The data below should be restated word for word, with every picture omitted.
|---|
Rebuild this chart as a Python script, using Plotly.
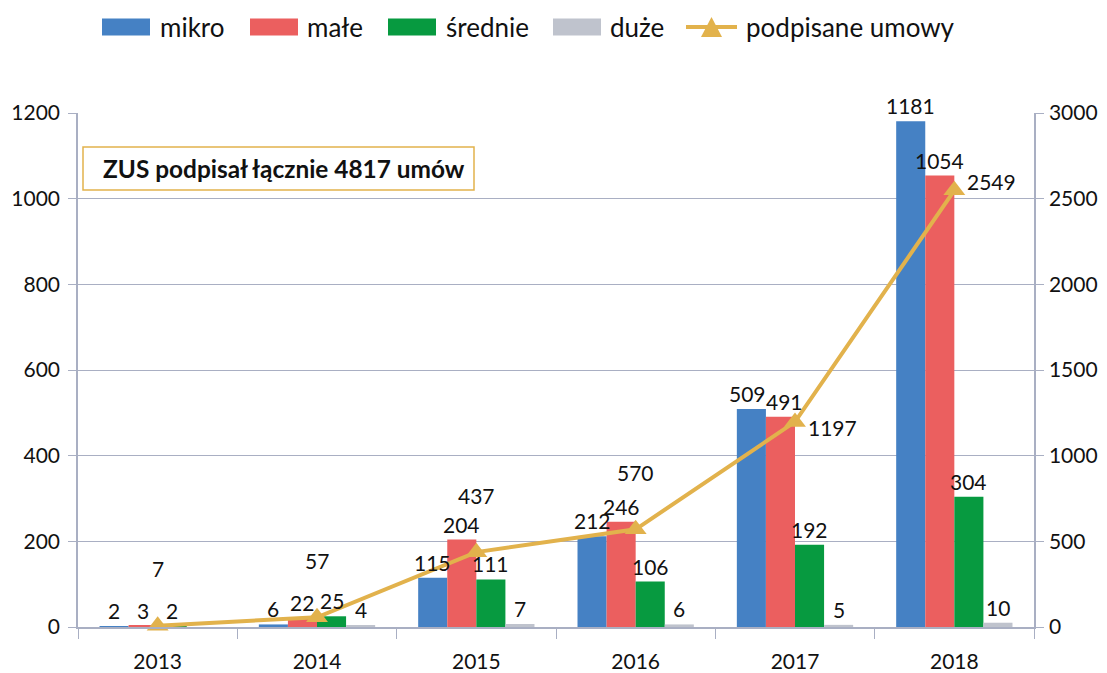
import plotly.graph_objects as go

years = ["2013", "2014", "2015", "2016", "2017", "2018"]
mikro = [2, 6, 115, 212, 509, 1181]
male = [3, 22, 204, 246, 491, 1054]
srednie = [2, 25, 111, 106, 192, 304]
duze = [0, 4, 7, 6, 5, 10]
umowy = [7, 57, 437, 570, 1197, 2549]

series_names = ["mikro", "małe", "średnie", "duże"]
series_vals = [mikro, male, srednie, duze]
colors = ["#4581C4", "#EB5F5F", "#079A40", "#BFC3CD"]
line_color = "#E2B24C"
grid_color = "#A9AFC3"
FONT = "Lato"

W, H = 1107, 673
L, R, T, B = 78, 73, 113, 46
pw, ph = W - L - R, H - T - B
BARGAP = 0.27

def px_x(px):
    return (px - L) / pw

def px_y(py):
    return (H - B - py) / ph

fig = go.Figure()
for name, vals, col in zip(series_names, series_vals, colors):
    fig.add_trace(go.Bar(
        x=years, y=vals, name=name, marker=dict(color=col, line=dict(width=0)),
        showlegend=False,
    ))

# bar value labels (placed over each bar of the group)
bar_w = pw / len(years) * (1 - BARGAP) / len(series_vals)
nudge = {(0, 4): -4, (1, 4): 4}
for j, vals in enumerate(series_vals):
    for i, v in enumerate(vals):
        if not v:
            continue
        fig.add_annotation(x=i, y=v, xref="x", yref="y", text=str(v), showarrow=False,
                           xshift=(j - 1.5) * bar_w + nudge.get((j, i), 0), yshift=1,
                           yanchor="bottom", font=dict(family=FONT, size=21, color="#111"))

fig.add_trace(go.Scatter(
    x=years, y=umowy, yaxis="y2", mode="lines+markers", name="podpisane umowy",
    line=dict(color=line_color, width=4),
    marker=dict(symbol="triangle-up", size=19, color=line_color),
    cliponaxis=False, showlegend=False,
))

# line labels
right_shift = {4: -6, 5: 9}
for i, v in enumerate(umowy):
    if i < 4:
        fig.add_annotation(x=i, y=v, xref="x", yref="y2", text=str(v), showarrow=False,
                           yshift=57, font=dict(family=FONT, size=21, color="#111"))
    else:
        fig.add_annotation(x=i, y=v, xref="x", yref="y2", text=str(v), showarrow=False,
                           xanchor="left", xshift=11, yshift=right_shift[i],
                           font=dict(family=FONT, size=21, color="#111"))

# info box
fig.add_shape(type="rect", xref="paper", yref="paper",
              x0=px_x(83), x1=px_x(474), y0=px_y(190), y1=px_y(147),
              line=dict(color=line_color, width=1.5), fillcolor="white", layer="above")
fig.add_annotation(xref="paper", yref="paper", x=px_x(101), y=px_y(169), xanchor="left",
                   yanchor="middle", showarrow=False,
                   text="<b>ZUS podpisał łącznie 4817 umów</b>",
                   font=dict(family=FONT, size=24.4, color="#111"))

# custom legend
leg_y = 27
rects = [(102, 150), (250, 298), (388, 436), (553, 601)]
text_x = [158, 305, 444, 608]
for (a, b), col, tx, name in zip(rects, colors, text_x, series_names):
    fig.add_shape(type="rect", xref="paper", yref="paper",
                  x0=px_x(a), x1=px_x(b), y0=px_y(leg_y + 8.5), y1=px_y(leg_y - 8.5),
                  line=dict(width=0), fillcolor=col)
    fig.add_annotation(xref="paper", yref="paper", x=px_x(tx), y=px_y(leg_y), xanchor="left",
                       yanchor="middle", showarrow=False, text=name,
                       font=dict(family=FONT, size=26, color="#111"))
fig.add_shape(type="line", xref="paper", yref="paper", x0=px_x(686), x1=px_x(737),
              y0=px_y(leg_y), y1=px_y(leg_y), line=dict(color=line_color, width=4))
fig.add_shape(type="path", xref="paper", yref="paper",
              path="M {} {} L {} {} L {} {} Z".format(px_x(701), px_y(leg_y + 10), px_x(722), px_y(leg_y + 10),
                                                      px_x(711.5), px_y(leg_y - 10)),
              line=dict(width=0), fillcolor=line_color)
fig.add_annotation(xref="paper", yref="paper", x=px_x(744), y=px_y(leg_y), xanchor="left",
                   yanchor="middle", showarrow=False, text="podpisane umowy",
                   font=dict(family=FONT, size=26, color="#111"))

axis_font = dict(family=FONT, size=21, color="#111")
fig.update_layout(
    width=W, height=H,
    margin=dict(l=L, r=R, t=T, b=B, autoexpand=False),
    paper_bgcolor="white", plot_bgcolor="white",
    barmode="group", bargap=BARGAP, bargroupgap=0,
    xaxis=dict(type="category", tickson="boundaries", ticks="outside", ticklen=10,
               tickcolor=grid_color, showline=True, linecolor=grid_color, linewidth=1.5,
               showgrid=False, tickfont=axis_font, ticklabelstandoff=15),
    yaxis=dict(range=[0, 1200], dtick=200, showgrid=True, gridcolor=grid_color, gridwidth=1,
               zeroline=False, showline=True, linecolor=grid_color, linewidth=1.5,
               ticks="outside", ticklen=8, tickcolor=grid_color, tickfont=axis_font,
               ticklabelstandoff=4),
    yaxis2=dict(range=[0, 3000], dtick=500, overlaying="y", side="right", showgrid=False,
                zeroline=False, showline=True, linecolor=grid_color, linewidth=1.5,
                ticks="outside", ticklen=8, tickcolor=grid_color, tickfont=axis_font,
                ticklabelstandoff=1),
    showlegend=False,
)

fig.write_html("out.html", config={"displayModeBar": False},
               post_script="document.body.style.margin='0';")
|---|
• Task response
Rebuild this chart as a Python script, using Plotly.
import plotly.graph_objects as go

years = ["2013", "2014", "2015", "2016", "2017", "2018"]
mikro = [2, 6, 115, 212, 509, 1181]
male = [3, 22, 204, 246, 491, 1054]
srednie = [2, 25, 111, 106, 192, 304]
duze = [0, 4, 7, 6, 5, 10]
umowy = [7, 57, 437, 570, 1197, 2549]

series_names = ["mikro", "małe", "średnie", "duże"]
series_vals = [mikro, male, srednie, duze]
colors = ["#4581C4", "#EB5F5F", "#079A40", "#BFC3CD"]
line_color = "#E2B24C"
grid_color = "#A9AFC3"
FONT = "Lato"

W, H = 1107, 673
L, R, T, B = 78, 73, 113, 46
pw, ph = W - L - R, H - T - B
BARGAP = 0.27

def px_x(px):
    return (px - L) / pw

def px_y(py):
    return (H - B - py) / ph

fig = go.Figure()
for name, vals, col in zip(series_names, series_vals, colors):
    fig.add_trace(go.Bar(
        x=years, y=vals, name=name, marker=dict(color=col, line=dict(width=0)),
        showlegend=False,
    ))

# bar value labels (placed over each bar of the group)
bar_w = pw / len(years) * (1 - BARGAP) / len(series_vals)
nudge = {(0, 4): -4, (1, 4): 4}
for j, vals in enumerate(series_vals):
    for i, v in enumerate(vals):
        if not v:
            continue
        fig.add_annotation(x=i, y=v, xref="x", yref="y", text=str(v), showarrow=False,
                           xshift=(j - 1.5) * bar_w + nudge.get((j, i), 0), yshift=1,
                           yanchor="bottom", font=dict(family=FONT, size=21, color="#111"))

fig.add_trace(go.Scatter(
    x=years, y=umowy, yaxis="y2", mode="lines+markers", name="podpisane umowy",
    line=dict(color=line_color, width=4),
    marker=dict(symbol="triangle-up", size=19, color=line_color),
    cliponaxis=False, showlegend=False,
))

# line labels
right_shift = {4: -6, 5: 9}
for i, v in enumerate(umowy):
    if i < 4:
        fig.add_annotation(x=i, y=v, xref="x", yref="y2", text=str(v), showarrow=False,
                           yshift=57, font=dict(family=FONT, size=21, color="#111"))
    else:
        fig.add_annotation(x=i, y=v, xref="x", yref="y2", text=str(v), showarrow=False,
                           xanchor="left", xshift=11, yshift=right_shift[i],
                           font=dict(family=FONT, size=21, color="#111"))

# info box
fig.add_shape(type="rect", xref="paper", yref="paper",
              x0=px_x(83), x1=px_x(474), y0=px_y(190), y1=px_y(147),
              line=dict(color=line_color, width=1.5), fillcolor="white", layer="above")
fig.add_annotation(xref="paper", yref="paper", x=px_x(101), y=px_y(169), xanchor="left",
                   yanchor="middle", showarrow=False,
                   text="<b>ZUS podpisał łącznie 4817 umów</b>",
                   font=dict(family=FONT, size=24.4, color="#111"))

# custom legend
leg_y = 27
rects = [(102, 150), (250, 298), (388, 436), (553, 601)]
text_x = [158, 305, 444, 608]
for (a, b), col, tx, name in zip(rects, colors, text_x, series_names):
    fig.add_shape(type="rect", xref="paper", yref="paper",
                  x0=px_x(a), x1=px_x(b), y0=px_y(leg_y + 8.5), y1=px_y(leg_y - 8.5),
                  line=dict(width=0), fillcolor=col)
    fig.add_annotation(xref="paper", yref="paper", x=px_x(tx), y=px_y(leg_y), xanchor="left",
                       yanchor="middle", showarrow=False, text=name,
                       font=dict(family=FONT, size=26, color="#111"))
fig.add_shape(type="line", xref="paper", yref="paper", x0=px_x(686), x1=px_x(737),
              y0=px_y(leg_y), y1=px_y(leg_y), line=dict(color=line_color, width=4))
fig.add_shape(type="path", xref="paper", yref="paper",
              path="M {} {} L {} {} L {} {} Z".format(px_x(701), px_y(leg_y + 10), px_x(722), px_y(leg_y + 10),
                                                      px_x(711.5), px_y(leg_y - 10)),
              line=dict(width=0), fillcolor=line_color)
fig.add_annotation(xref="paper", yref="paper", x=px_x(744), y=px_y(leg_y), xanchor="left",
                   yanchor="middle", showarrow=False, text="podpisane umowy",
                   font=dict(family=FONT, size=26, color="#111"))

axis_font = dict(family=FONT, size=21, color="#111")
fig.update_layout(
    width=W, height=H,
    margin=dict(l=L, r=R, t=T, b=B, autoexpand=False),
    paper_bgcolor="white", plot_bgcolor="white",
    barmode="group", bargap=BARGAP, bargroupgap=0,
    xaxis=dict(type="category", tickson="boundaries", ticks="outside", ticklen=10,
               tickcolor=grid_color, showline=True, linecolor=grid_color, linewidth=1.5,
               showgrid=False, tickfont=axis_font, ticklabelstandoff=15),
    yaxis=dict(range=[0, 1200], dtick=200, showgrid=True, gridcolor=grid_color, gridwidth=1,
               zeroline=False, showline=True, linecolor=grid_color, linewidth=1.5,
               ticks="outside", ticklen=8, tickcolor=grid_color, tickfont=axis_font,
               ticklabelstandoff=4),
    yaxis2=dict(range=[0, 3000], dtick=500, overlaying="y", side="right", showgrid=False,
                zeroline=False, showline=True, linecolor=grid_color, linewidth=1.5,
                ticks="outside", ticklen=8, tickcolor=grid_color, tickfont=axis_font,
                ticklabelstandoff=1),
    showlegend=False,
)

fig.write_html("out.html", config={"displayModeBar": False},
               post_script="document.body.style.margin='0';")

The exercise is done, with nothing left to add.